A daring literary masterpiece and winner of the National Book Award.
In this magnificent work of fiction, acclaimed author William T. Vollmann turns his trenchant eye on the authoritarian cultures of Germany and the USSR in the twentieth century to render a mesmerizing perspective on human experience during wartime. Through interwoven narratives that paint a composite portrait of these two battling leviathans and the monstrous age they defined, Europe Central captures a chorus of voices both real and fictional— a young German who joins the SS to fight its crimes, two generals who collaborate with the enemy for different reasons, the Soviet composer Dmitri Shostakovich and the Stalinist assaults upon his work and life.
In the small set of America's best contemporary novelists, Vollmann is the perpetual comet. Every two years or so he flashes across the sky with another incredibly learned, incredibly written, incredibly long novel.

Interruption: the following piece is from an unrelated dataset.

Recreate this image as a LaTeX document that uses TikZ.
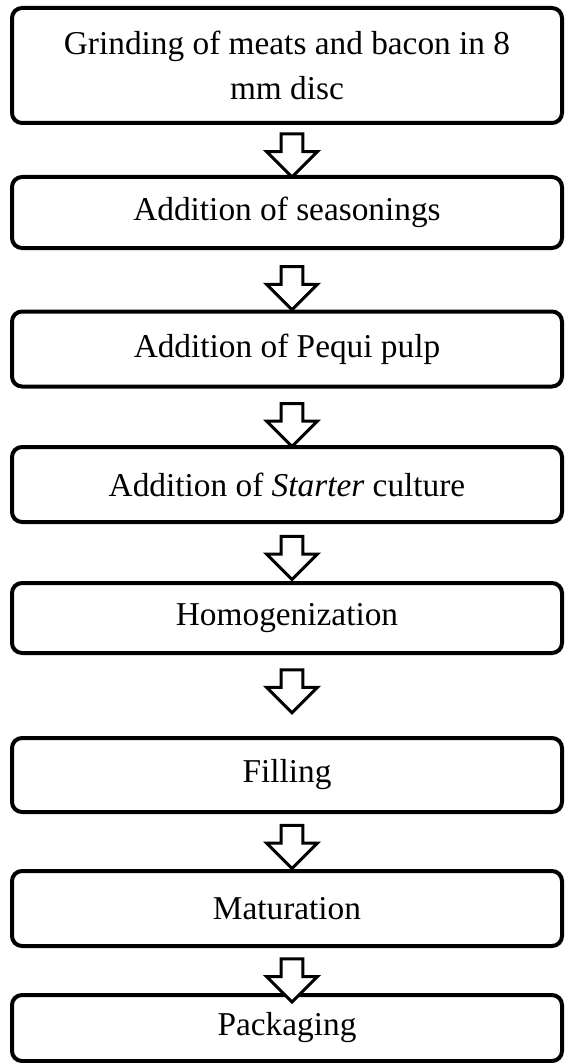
\documentclass[tikz,border=0pt]{standalone}
\usepackage{fontspec}
\setmainfont{Liberation Serif}
\usetikzlibrary{shapes.arrows}
\begin{document}
\begin{tikzpicture}[x=0.36pt, y=-0.36pt,
  font=\fontsize{12}{16.2}\selectfont,
  stepbox/.style={draw, line width=1.44pt, rounded corners=3.6pt,
    minimum width=198pt, align=center, inner sep=0pt},
  flowarrow/.style={single arrow, draw, fill=white, line width=1.08pt,
    shape border rotate=270, inner sep=3.4pt,
    single arrow head extend=5.2pt, minimum height=15.48pt}]
% Page frame in pixel units (566 x 1063)
\useasboundingbox (0,0) rectangle (566,1063);

% Process steps, centred at x = 287
\node[stepbox, minimum height=41.4pt]  (grind)  at (287,65.5)  {Grinding of meats and bacon in 8\\mm disc};
\node[stepbox, minimum height=25.56pt] (season) at (287,212.5) {Addition of seasonings};
\node[stepbox, minimum height=27pt]    (pulp)   at (287,349)   {Addition of Pequi pulp};
\node[stepbox, minimum height=27pt]    (starter) at (287,484.5) {Addition of \textit{Starter} culture};
\node[stepbox, minimum height=25.2pt]  (homog)  at (287,618)   {Homogenization};
\node[stepbox, minimum height=26.64pt] (fill)   at (287,775)   {Filling};
\node[stepbox, minimum height=27pt]    (matur)  at (287,908.5) {Maturation};
\node[stepbox, minimum height=23.76pt] (pack)   at (287,1028)  {Packaging};

% Block arrows between the steps
\path (grind.south)   -- (season.north)  node[flowarrow, xshift=1.8pt, pos=0.5]  (a1) {};
\path (season.south)  -- (pulp.north)    node[flowarrow, xshift=1.8pt, pos=0.55] (a2) {};
\path (pulp.south)    -- (starter.north) node[flowarrow, xshift=1.8pt, pos=0.55] (a3) {};
\path (starter.south) -- (homog.north)   node[flowarrow, xshift=1.8pt, pos=0.5]  (a4) {};
\path (homog.south)   -- (fill.north)    node[flowarrow, xshift=1.8pt, pos=0.38] (a5) {};
\path (fill.south)    -- (matur.north)   node[flowarrow, xshift=1.8pt, pos=0.5]  (a6) {};
\path (matur.south)   -- (pack.north)    node[flowarrow, xshift=1.8pt, pos=0.6]  (a7) {};
\end{tikzpicture}
\end{document}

Two years ago, with Argall, he easily bested John Barth in the writing of 17th-century prose while taking up the tired story of the settlement of Jamestown and making it absolutely riveting. His latest departs from his usual themes the borders between natives and Westerners, or prostitutes and johns to take on Central Europe in the 20th century. "The winged figures on the bridges of Berlin are now mostly flown, for certain things went wrong in Europe...." What went wrong is captured in profiles of real persons (Kathe Kollwitz, Kurt Gerstein, Dmitri Shostakovich, General Paulus and General Vlasov) as well as mythic personages (a shape-shifting Nazi communications officer and creatures from the German mythology Wagner incorporated into his operas). Operation Barbarossa the German advance into Russia in 1941, and the subsequent German defeat at Stalingrad and Kursk is central here, with the prewar and postwar scenes radiating out from it, as though the war were primary, not the nations engaged in it. The strongest chapter is a retelling of Kurt Gerstein's life; Gerstein was the SS officer who tried to warn the world about the concentration camps while working as the SS supply agent for the gas chambers. The weakest sections of the book are devoted to the love triangle between Shostakovich, Elena Konstantinovskaya and film director Roman Karmen. Throughout, Vollman develops counternarratives to memorialize those millions who paid the penalties of history. Few American writers infuse their writing with similar urgency.